Restent des voitures publiques pour des trajets par route comme celles de M. Groult dont les voitures de quatre et huit places desservent chaque jour Chartres et Versailles, ou de M. Choffot qui conduit ses passagers jusqu’à Paris, avec un arrêt à Versailles. Ou encore des voitures en location, comme celles proposées par Gaillard, devant la gare, qui assure également des circuits courts comme celui de Rambouillet-Orphin-Poyers, deux fois par jour, ou de Rambouillet à Ablis chaque matin.

En 1890, le bureau des voitures publiques est transféré chez M. Vincent, à l’hôtel du Pont-Hardi.

A Rambouillet, l’immeuble de la Pierrefite, dit de « la vieille poste », abritera plus tard l’atelier du sculpteur Gaston Le Bourgeois. Un parking et un restaurant le remplacent aujourd’hui.

Christian Rouet
mai 2023

Ajoutons que Séverine-Pélagie, la fille cadette de François-Marie-Honoré Lemesle restera habiter rue de la Pierrefite, un peu plus loin que la poste aux chevaux, après le décès de son mari Robert Moutié. Je la cite, parce que son fils Auguste, historien, archéologue, co-fondateur et président de la Shary nous a laissé de nombreux ouvrages sur la région de Rambouillet. La rue Auguste Moutié est dans le quartier de la Louvière.

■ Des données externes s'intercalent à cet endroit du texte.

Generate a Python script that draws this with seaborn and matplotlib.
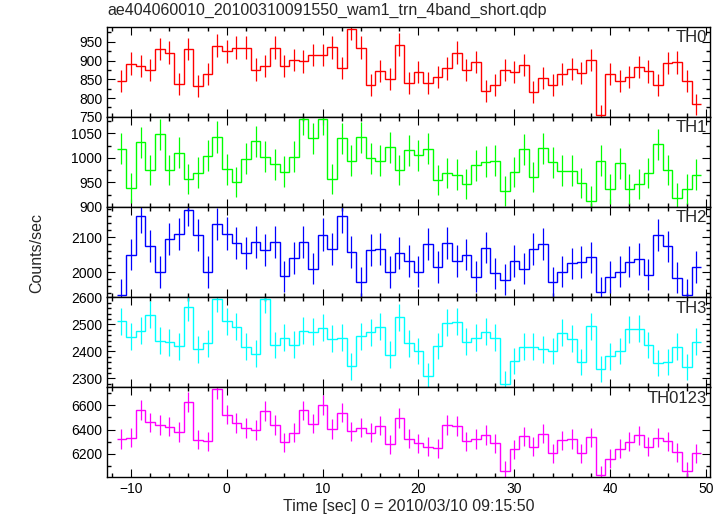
import matplotlib
matplotlib.use("Agg")
import matplotlib.pyplot as plt
import seaborn as sns
import numpy as np
from matplotlib.ticker import MultipleLocator

# bin centres (1 s bins)
time = np.arange(-11, 50)

th0 = [846, 892, 885, 874, 931, 921, 838, 931, 832, 865, 940, 925, 934, 934, 876, 886,
       934, 885, 901, 898, 915, 915, 936, 880, 985, 934, 835, 872, 850, 942, 841, 869,
       841, 856, 879, 921, 875, 896, 819, 835, 874, 869, 889, 816, 854, 835, 865, 878,
       867, 901, 754, 865, 845, 857, 883, 871, 835, 893, 895, 846, 783]
th1 = [1019, 938, 1032, 975, 1048, 975, 1011, 957, 970, 1005, 1043, 977, 951, 998, 1034, 1002,
       987, 972, 1002, 1079, 1040, 1079, 957, 1040, 994, 1042, 999, 994, 1022, 975, 1016, 1006,
       1019, 955, 969, 966, 946, 985, 992, 994, 932, 971, 1018, 961, 1020, 991, 974, 974,
       949, 912, 994, 936, 989, 936, 947, 969, 1028, 975, 918, 936, 966]
th2 = [1936, 2051, 2160, 2075, 2001, 2096, 2109, 2179, 2106, 2001, 2139, 2111, 2085, 2056, 2087, 2063,
       2087, 1989, 2042, 2088, 2011, 2108, 2068, 2160, 2059, 1972, 2063, 2068, 2001, 2055, 2033, 2002,
       2082, 2016, 2084, 2033, 2051, 1988, 2071, 1997, 1979, 2033, 2011, 2066, 2081, 1972, 2002, 2026,
       2029, 2043, 1943, 1987, 2002, 2031, 2038, 1993, 2107, 2074, 1985, 1936, 2016]
th3 = [2511, 2455, 2477, 2536, 2440, 2434, 2419, 2563, 2407, 2430, 2596, 2511, 2491, 2418, 2392, 2595,
       2423, 2451, 2425, 2476, 2473, 2488, 2447, 2451, 2344, 2456, 2471, 2491, 2388, 2526, 2430, 2401,
       2307, 2420, 2506, 2510, 2436, 2451, 2473, 2451, 2280, 2364, 2418, 2418, 2407, 2401, 2469, 2447,
       2361, 2493, 2333, 2381, 2401, 2482, 2484, 2423, 2357, 2361, 2418, 2341, 2436]
th0123 = [6321, 6332, 6562, 6460, 6436, 6425, 6381, 6627, 6315, 6304, 6734, 6523, 6455, 6414, 6397, 6553,
          6436, 6296, 6375, 6559, 6449, 6603, 6406, 6540, 6386, 6416, 6373, 6433, 6277, 6496, 6326, 6288,
          6258, 6244, 6438, 6430, 6304, 6321, 6356, 6285, 6060, 6238, 6343, 6258, 6367, 6203, 6312, 6321,
          6203, 6337, 6025, 6159, 6241, 6301, 6351, 6258, 6332, 6304, 6211, 6055, 6203]

bands = ["TH0", "TH1", "TH2", "TH3", "TH0123"]
series = [th0, th1, th2, th3, th0123]
colors = ["#ff0000", "#00ff00", "#0000ff", "#00ffff", "#ff00ff"]
ylims = [(750, 990), (900, 1084), (1930, 2187), (2268, 2602), (6008, 6752)]
ymajor = [50, 50, 100, 100, 200]
yminor = [25, 25, 20, 20, 100]

sns.set_theme(style="ticks")
plt.rcParams["font.family"] = ["Liberation Sans", "DejaVu Sans"]
plt.rcParams.update({
    "xtick.direction": "in", "ytick.direction": "in",
    "xtick.top": True, "ytick.right": True,
    "xtick.major.size": 6, "ytick.major.size": 6,
    "xtick.minor.size": 3, "ytick.minor.size": 3,
    "xtick.major.width": 0.8, "ytick.major.width": 0.8,
    "axes.linewidth": 1.0,
    "axes.edgecolor": "black",
    "xtick.color": "black", "ytick.color": "black",
})

fig, axes = plt.subplots(5, 1, figsize=(7.28, 5.16), dpi=100, sharex=True)
fig.subplots_adjust(left=0.147, right=0.975, top=0.948, bottom=0.0756, hspace=0)

edges = np.append(time - 0.5, time[-1] + 0.5)
for ax, name, vals, col, yl, ma, mi in zip(axes, bands, series, colors, ylims, ymajor, yminor):
    vals = np.asarray(vals, dtype=float)
    # Poisson errors for 1 s bins
    err = np.sqrt(vals)
    ax.stairs(vals, edges, color=col, linewidth=1.0, baseline=None)
    ax.errorbar(time, vals, yerr=err, fmt="none", ecolor=col, elinewidth=0.9, capsize=0)
    ax.set_ylim(*yl)
    ax.set_xlim(-12.5, 50.4)
    ax.yaxis.set_major_locator(MultipleLocator(ma))
    ax.yaxis.set_minor_locator(MultipleLocator(mi))
    ax.xaxis.set_major_locator(MultipleLocator(10))
    ax.xaxis.set_minor_locator(MultipleLocator(2))
    ax.tick_params(which="both", direction="in", top=True, right=True, labelsize=10)
    ax.text(0.995, 0.96, name, transform=ax.transAxes, ha="right", va="top", fontsize=12)

axes[-1].set_xlabel("Time [sec] 0 = 2010/03/10 09:15:50", fontsize=11.5, labelpad=2)
fig.text(0.05, 0.51, "Counts/sec", rotation=90, ha="center", va="center", fontsize=11.5)
fig.text(0.147, 0.965, "ae404060010_20100310091550_wam1_trn_4band_short.qdp",
         ha="left", va="bottom", fontsize=11.5)

fig.savefig("out.png", dpi=100)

Cet article a 2 commentaires

  1. Vallot

    Effectivement Christian j’ai oublié de mettre mon nom 😊 c’était un petit complément résultant d’un début d’article assez long avec plein d’inédits a paraître bientôt sur le site Academia. Bien à toi
    Et en tout cas, merci de faire revivre cette aspect oublié de Rambouillet…Philippe Jean

  2. christian Rouet

    Un de nos abonnés m’a envoyé un complément d’information très intéressant quant à la création de la première poste en 1651. Je l’en remercie ici, n’ayant pas ses coordonnées. Ses renseignements ont été intégrés dans le corps de l’article.
    Il semble qu’une étude serait envisagée sur ce sujet (travail personnel ? ou dans un cadre associatif : SHARY, PARR, HMPY? ).